### INFORMATION SHOWN
++++++++++++++++++++
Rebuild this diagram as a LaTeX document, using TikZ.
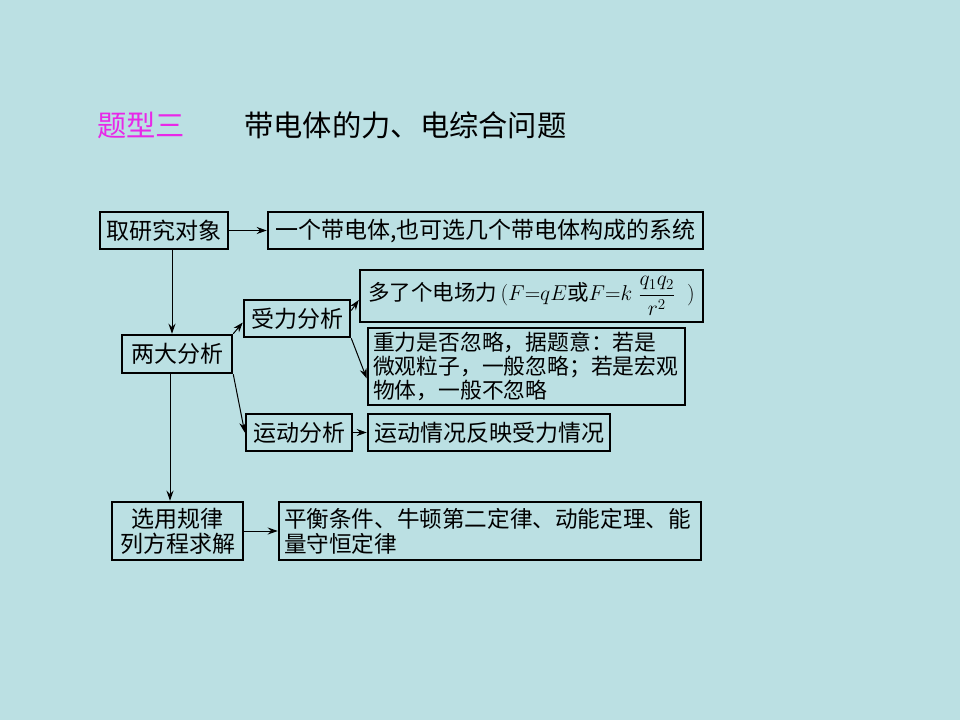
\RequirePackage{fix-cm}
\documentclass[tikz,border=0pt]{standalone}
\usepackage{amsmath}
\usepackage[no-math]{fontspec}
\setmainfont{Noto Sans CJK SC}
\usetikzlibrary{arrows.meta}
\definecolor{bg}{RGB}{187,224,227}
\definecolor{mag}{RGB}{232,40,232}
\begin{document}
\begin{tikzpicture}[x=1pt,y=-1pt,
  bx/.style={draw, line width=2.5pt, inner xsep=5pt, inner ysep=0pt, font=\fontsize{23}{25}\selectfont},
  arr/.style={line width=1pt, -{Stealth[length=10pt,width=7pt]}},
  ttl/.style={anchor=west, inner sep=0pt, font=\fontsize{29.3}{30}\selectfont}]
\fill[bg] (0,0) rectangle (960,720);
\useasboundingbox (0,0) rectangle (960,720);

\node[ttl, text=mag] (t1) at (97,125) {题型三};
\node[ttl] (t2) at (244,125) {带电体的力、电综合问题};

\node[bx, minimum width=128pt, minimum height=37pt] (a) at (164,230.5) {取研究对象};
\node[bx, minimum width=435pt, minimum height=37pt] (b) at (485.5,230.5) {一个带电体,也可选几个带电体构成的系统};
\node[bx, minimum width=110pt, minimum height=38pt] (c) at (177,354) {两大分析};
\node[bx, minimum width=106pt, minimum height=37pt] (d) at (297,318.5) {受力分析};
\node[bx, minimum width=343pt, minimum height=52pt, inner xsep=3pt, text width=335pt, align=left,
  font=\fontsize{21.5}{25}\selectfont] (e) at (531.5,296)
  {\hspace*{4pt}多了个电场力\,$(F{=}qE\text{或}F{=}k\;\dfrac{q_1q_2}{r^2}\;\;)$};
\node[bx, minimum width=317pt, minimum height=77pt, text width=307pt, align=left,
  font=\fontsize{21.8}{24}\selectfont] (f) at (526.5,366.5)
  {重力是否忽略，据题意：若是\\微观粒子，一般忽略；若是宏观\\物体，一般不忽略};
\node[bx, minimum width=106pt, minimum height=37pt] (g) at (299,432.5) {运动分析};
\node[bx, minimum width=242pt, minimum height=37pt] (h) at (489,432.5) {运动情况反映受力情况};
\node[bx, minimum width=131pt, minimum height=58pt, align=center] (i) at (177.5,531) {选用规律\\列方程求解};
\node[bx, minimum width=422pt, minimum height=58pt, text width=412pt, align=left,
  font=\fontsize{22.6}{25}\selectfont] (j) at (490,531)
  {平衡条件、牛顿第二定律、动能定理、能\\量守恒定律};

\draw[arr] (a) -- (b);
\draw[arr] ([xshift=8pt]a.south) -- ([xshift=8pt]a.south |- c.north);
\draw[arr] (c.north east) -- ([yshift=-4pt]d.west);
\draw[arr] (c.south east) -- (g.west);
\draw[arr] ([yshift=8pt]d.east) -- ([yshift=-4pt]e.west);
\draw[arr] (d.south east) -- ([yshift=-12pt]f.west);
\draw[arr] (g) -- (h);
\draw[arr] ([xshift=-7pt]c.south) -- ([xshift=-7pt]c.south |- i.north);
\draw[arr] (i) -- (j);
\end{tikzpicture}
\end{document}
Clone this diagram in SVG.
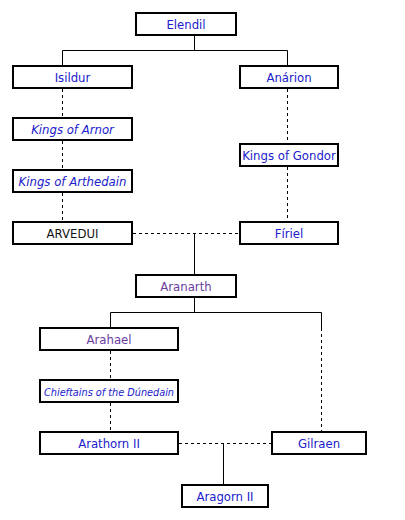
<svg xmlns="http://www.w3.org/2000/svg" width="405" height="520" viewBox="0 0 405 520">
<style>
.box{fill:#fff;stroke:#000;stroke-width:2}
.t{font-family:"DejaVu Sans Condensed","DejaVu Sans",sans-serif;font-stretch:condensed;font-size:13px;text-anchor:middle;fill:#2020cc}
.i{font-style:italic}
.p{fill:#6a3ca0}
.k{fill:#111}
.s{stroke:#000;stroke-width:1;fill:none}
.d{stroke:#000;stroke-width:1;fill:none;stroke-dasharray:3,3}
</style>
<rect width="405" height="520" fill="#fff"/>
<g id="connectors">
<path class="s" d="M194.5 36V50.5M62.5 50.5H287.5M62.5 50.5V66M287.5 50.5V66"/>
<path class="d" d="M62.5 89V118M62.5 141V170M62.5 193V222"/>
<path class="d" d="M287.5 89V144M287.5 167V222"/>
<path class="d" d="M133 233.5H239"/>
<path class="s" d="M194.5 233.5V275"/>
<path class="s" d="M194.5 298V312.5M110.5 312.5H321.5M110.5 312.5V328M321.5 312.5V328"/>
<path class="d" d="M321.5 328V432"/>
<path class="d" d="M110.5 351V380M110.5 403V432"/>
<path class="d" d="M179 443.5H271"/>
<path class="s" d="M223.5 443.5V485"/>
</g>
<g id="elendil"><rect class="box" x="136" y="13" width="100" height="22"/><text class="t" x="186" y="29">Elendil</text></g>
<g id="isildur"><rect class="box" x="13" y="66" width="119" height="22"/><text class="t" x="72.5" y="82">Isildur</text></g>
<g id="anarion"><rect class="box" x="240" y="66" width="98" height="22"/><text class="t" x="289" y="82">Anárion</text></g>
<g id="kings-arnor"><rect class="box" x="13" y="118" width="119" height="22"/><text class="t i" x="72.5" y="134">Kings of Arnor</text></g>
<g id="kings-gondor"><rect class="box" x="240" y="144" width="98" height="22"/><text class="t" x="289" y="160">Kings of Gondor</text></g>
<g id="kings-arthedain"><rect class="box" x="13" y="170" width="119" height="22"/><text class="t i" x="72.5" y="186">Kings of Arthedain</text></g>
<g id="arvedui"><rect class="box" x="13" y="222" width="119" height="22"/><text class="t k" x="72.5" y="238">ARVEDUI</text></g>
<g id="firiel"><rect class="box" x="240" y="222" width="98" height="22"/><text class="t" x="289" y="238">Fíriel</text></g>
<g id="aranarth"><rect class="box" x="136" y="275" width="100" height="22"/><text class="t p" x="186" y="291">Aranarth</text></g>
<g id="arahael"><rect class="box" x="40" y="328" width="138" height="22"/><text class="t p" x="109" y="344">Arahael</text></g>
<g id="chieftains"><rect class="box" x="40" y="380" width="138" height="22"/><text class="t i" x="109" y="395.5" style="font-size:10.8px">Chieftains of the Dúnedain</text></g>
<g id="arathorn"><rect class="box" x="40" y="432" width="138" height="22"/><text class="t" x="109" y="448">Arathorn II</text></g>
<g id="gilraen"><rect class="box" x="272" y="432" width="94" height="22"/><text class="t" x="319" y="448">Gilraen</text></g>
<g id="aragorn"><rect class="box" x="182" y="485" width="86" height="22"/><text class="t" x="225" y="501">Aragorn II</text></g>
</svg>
++++++++++++++++++++
Go back to the records above and write them out exactly, without the pictures.

Rebuild this diagram as a LaTeX document, using TikZ.
\RequirePackage{fix-cm}
\documentclass[tikz,border=0pt]{standalone}
\usepackage{amsmath}
\usepackage[no-math]{fontspec}
\setmainfont{Noto Sans CJK SC}
\usetikzlibrary{arrows.meta}
\definecolor{bg}{RGB}{187,224,227}
\definecolor{mag}{RGB}{232,40,232}
\begin{document}
\begin{tikzpicture}[x=1pt,y=-1pt,
  bx/.style={draw, line width=2.5pt, inner xsep=5pt, inner ysep=0pt, font=\fontsize{23}{25}\selectfont},
  arr/.style={line width=1pt, -{Stealth[length=10pt,width=7pt]}},
  ttl/.style={anchor=west, inner sep=0pt, font=\fontsize{29.3}{30}\selectfont}]
\fill[bg] (0,0) rectangle (960,720);
\useasboundingbox (0,0) rectangle (960,720);

\node[ttl, text=mag] (t1) at (97,125) {题型三};
\node[ttl] (t2) at (244,125) {带电体的力、电综合问题};

\node[bx, minimum width=128pt, minimum height=37pt] (a) at (164,230.5) {取研究对象};
\node[bx, minimum width=435pt, minimum height=37pt] (b) at (485.5,230.5) {一个带电体,也可选几个带电体构成的系统};
\node[bx, minimum width=110pt, minimum height=38pt] (c) at (177,354) {两大分析};
\node[bx, minimum width=106pt, minimum height=37pt] (d) at (297,318.5) {受力分析};
\node[bx, minimum width=343pt, minimum height=52pt, inner xsep=3pt, text width=335pt, align=left,
  font=\fontsize{21.5}{25}\selectfont] (e) at (531.5,296)
  {\hspace*{4pt}多了个电场力\,$(F{=}qE\text{或}F{=}k\;\dfrac{q_1q_2}{r^2}\;\;)$};
\node[bx, minimum width=317pt, minimum height=77pt, text width=307pt, align=left,
  font=\fontsize{21.8}{24}\selectfont] (f) at (526.5,366.5)
  {重力是否忽略，据题意：若是\\微观粒子，一般忽略；若是宏观\\物体，一般不忽略};
\node[bx, minimum width=106pt, minimum height=37pt] (g) at (299,432.5) {运动分析};
\node[bx, minimum width=242pt, minimum height=37pt] (h) at (489,432.5) {运动情况反映受力情况};
\node[bx, minimum width=131pt, minimum height=58pt, align=center] (i) at (177.5,531) {选用规律\\列方程求解};
\node[bx, minimum width=422pt, minimum height=58pt, text width=412pt, align=left,
  font=\fontsize{22.6}{25}\selectfont] (j) at (490,531)
  {平衡条件、牛顿第二定律、动能定理、能\\量守恒定律};

\draw[arr] (a) -- (b);
\draw[arr] ([xshift=8pt]a.south) -- ([xshift=8pt]a.south |- c.north);
\draw[arr] (c.north east) -- ([yshift=-4pt]d.west);
\draw[arr] (c.south east) -- (g.west);
\draw[arr] ([yshift=8pt]d.east) -- ([yshift=-4pt]e.west);
\draw[arr] (d.south east) -- ([yshift=-12pt]f.west);
\draw[arr] (g) -- (h);
\draw[arr] ([xshift=-7pt]c.south) -- ([xshift=-7pt]c.south |- i.north);
\draw[arr] (i) -- (j);
\end{tikzpicture}
\end{document}
Clone this diagram in SVG.
<svg xmlns="http://www.w3.org/2000/svg" width="405" height="520" viewBox="0 0 405 520">
<style>
.box{fill:#fff;stroke:#000;stroke-width:2}
.t{font-family:"DejaVu Sans Condensed","DejaVu Sans",sans-serif;font-stretch:condensed;font-size:13px;text-anchor:middle;fill:#2020cc}
.i{font-style:italic}
.p{fill:#6a3ca0}
.k{fill:#111}
.s{stroke:#000;stroke-width:1;fill:none}
.d{stroke:#000;stroke-width:1;fill:none;stroke-dasharray:3,3}
</style>
<rect width="405" height="520" fill="#fff"/>
<g id="connectors">
<path class="s" d="M194.5 36V50.5M62.5 50.5H287.5M62.5 50.5V66M287.5 50.5V66"/>
<path class="d" d="M62.5 89V118M62.5 141V170M62.5 193V222"/>
<path class="d" d="M287.5 89V144M287.5 167V222"/>
<path class="d" d="M133 233.5H239"/>
<path class="s" d="M194.5 233.5V275"/>
<path class="s" d="M194.5 298V312.5M110.5 312.5H321.5M110.5 312.5V328M321.5 312.5V328"/>
<path class="d" d="M321.5 328V432"/>
<path class="d" d="M110.5 351V380M110.5 403V432"/>
<path class="d" d="M179 443.5H271"/>
<path class="s" d="M223.5 443.5V485"/>
</g>
<g id="elendil"><rect class="box" x="136" y="13" width="100" height="22"/><text class="t" x="186" y="29">Elendil</text></g>
<g id="isildur"><rect class="box" x="13" y="66" width="119" height="22"/><text class="t" x="72.5" y="82">Isildur</text></g>
<g id="anarion"><rect class="box" x="240" y="66" width="98" height="22"/><text class="t" x="289" y="82">Anárion</text></g>
<g id="kings-arnor"><rect class="box" x="13" y="118" width="119" height="22"/><text class="t i" x="72.5" y="134">Kings of Arnor</text></g>
<g id="kings-gondor"><rect class="box" x="240" y="144" width="98" height="22"/><text class="t" x="289" y="160">Kings of Gondor</text></g>
<g id="kings-arthedain"><rect class="box" x="13" y="170" width="119" height="22"/><text class="t i" x="72.5" y="186">Kings of Arthedain</text></g>
<g id="arvedui"><rect class="box" x="13" y="222" width="119" height="22"/><text class="t k" x="72.5" y="238">ARVEDUI</text></g>
<g id="firiel"><rect class="box" x="240" y="222" width="98" height="22"/><text class="t" x="289" y="238">Fíriel</text></g>
<g id="aranarth"><rect class="box" x="136" y="275" width="100" height="22"/><text class="t p" x="186" y="291">Aranarth</text></g>
<g id="arahael"><rect class="box" x="40" y="328" width="138" height="22"/><text class="t p" x="109" y="344">Arahael</text></g>
<g id="chieftains"><rect class="box" x="40" y="380" width="138" height="22"/><text class="t i" x="109" y="395.5" style="font-size:10.8px">Chieftains of the Dúnedain</text></g>
<g id="arathorn"><rect class="box" x="40" y="432" width="138" height="22"/><text class="t" x="109" y="448">Arathorn II</text></g>
<g id="gilraen"><rect class="box" x="272" y="432" width="94" height="22"/><text class="t" x="319" y="448">Gilraen</text></g>
<g id="aragorn"><rect class="box" x="182" y="485" width="86" height="22"/><text class="t" x="225" y="501">Aragorn II</text></g>
</svg>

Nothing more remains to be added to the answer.